De 1950 à l’effondrement de l’Union soviétique, la construction européenne s’était organisée dans un rapport de solidarité à la fois franco-allemande – pour l’essentiel – et atlantique face à l’Union soviétique. La Communauté européenne était alors spécialisée dans les affaires économiques. Non pas parce que les Européens croyaient à l’Homo Œconomicus mais en raison d’un partage des responsabilités entre une communauté européenne qui organisait le redressement économique des peuples écrasés par les deux Guerres mondiales, notamment par la Seconde, et la sécurité vis-à-vis de l’Est puisque les Européens n’avaient plus aucun moyen de se défendre face aux menaces soviétiques.

Dans un second temps, nous avons vécu un moment résumé par la formule – d’ailleurs plus simpliste que sa pensée – de Francis Fukuyama, « la fin de l’Histoire » : à la chute de l’Union soviétique on a pu croire que les valeurs fondamentales de l’Occident libéral l’avaient emporté.

Cette illusion n’est pas une « illusion européenne » puisque – c’est là que mon analyse diffère de celle de Jean-Michel Quatrepoint – elle a au contraire porté au repli sur les États (« Passé le péril, oublié l’ermite »).

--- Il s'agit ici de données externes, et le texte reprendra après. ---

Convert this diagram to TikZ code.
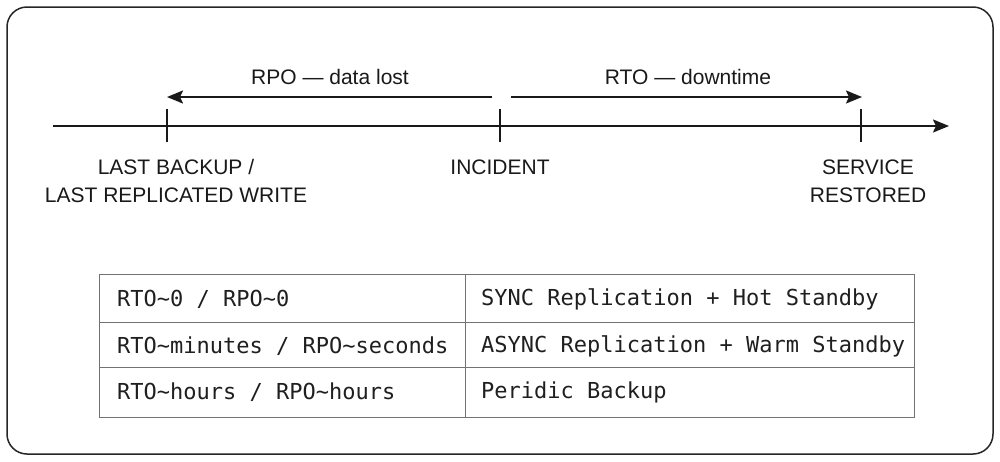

En effet, la crise de la construction européenne apparaît clairement dès le milieu des années 1990, quand arrivent au pouvoir en Europe des gens qui ne croient plus du tout à l’Union européenne. On ne peut pas dire que Berlusconi ait été un défenseur acharné de l’Union européenne ; Chirac a pratiqué sur ce point la politique du stationnement alterné, tantôt pro-européen, tantôt anti-européen ; M. Aznar, à la différence de Felipe González, profondément acquis à une renaissance spécifique de l’Espagne, considérait simplement que les fonds de cohésion lui étaient dus en échange de son marché. On pourrait multiplier les exemples. Partout, au milieu des années 1990, l’idée européenne reflue : on estime que l’union monétaire, telle qu’elle se concrétise par la réalisation de l’euro, ne doit pas se traduire par une politique économique et budgétaire commune, position partagée par les Français et les Allemands. Sur le plan institutionnel, on estime que les dispositions du traité de Maastricht, des dispositions de démocratisation à caractère fédéral, doivent être remises en cause. Et les traités, notamment le traité de Nice (qui n’est remis en cause ni par le traité constitutionnel européen ni par le traité de Lisbonne), consacrent une Europe d’esprit intergouvernemental, dont Mme Merkel se fait d’ailleurs la théoricienne (notamment dans un discours à Bruges en 2010). On accrédite l’idée que c’est aux États, à l’unanimité, de décider des choses importantes, ce qui a peut-être sa légitimité mais qui promet une paralysie totale du système institutionnel. Cette intergouvernementalisation s’est concrétisée par la concurrence faite au Président de la Commission par le Président du Conseil européen. Le Conseil européen des chefs d’État ou de gouvernement, qui fonctionne selon une modalité purement intergouvernementale, devient alors l’organe quasiment exclusif de décision sur le plan politique. Enfin, sur le plan militaire et international, on se révèle absolument incapable de donner un contenu aux engagements, aux promesses d’une PESC (Politique étrangère et de sécurité commune), ce qui aboutit politiquement à des situations extrêmement critiques, comme au moment de la guerre d’Irak.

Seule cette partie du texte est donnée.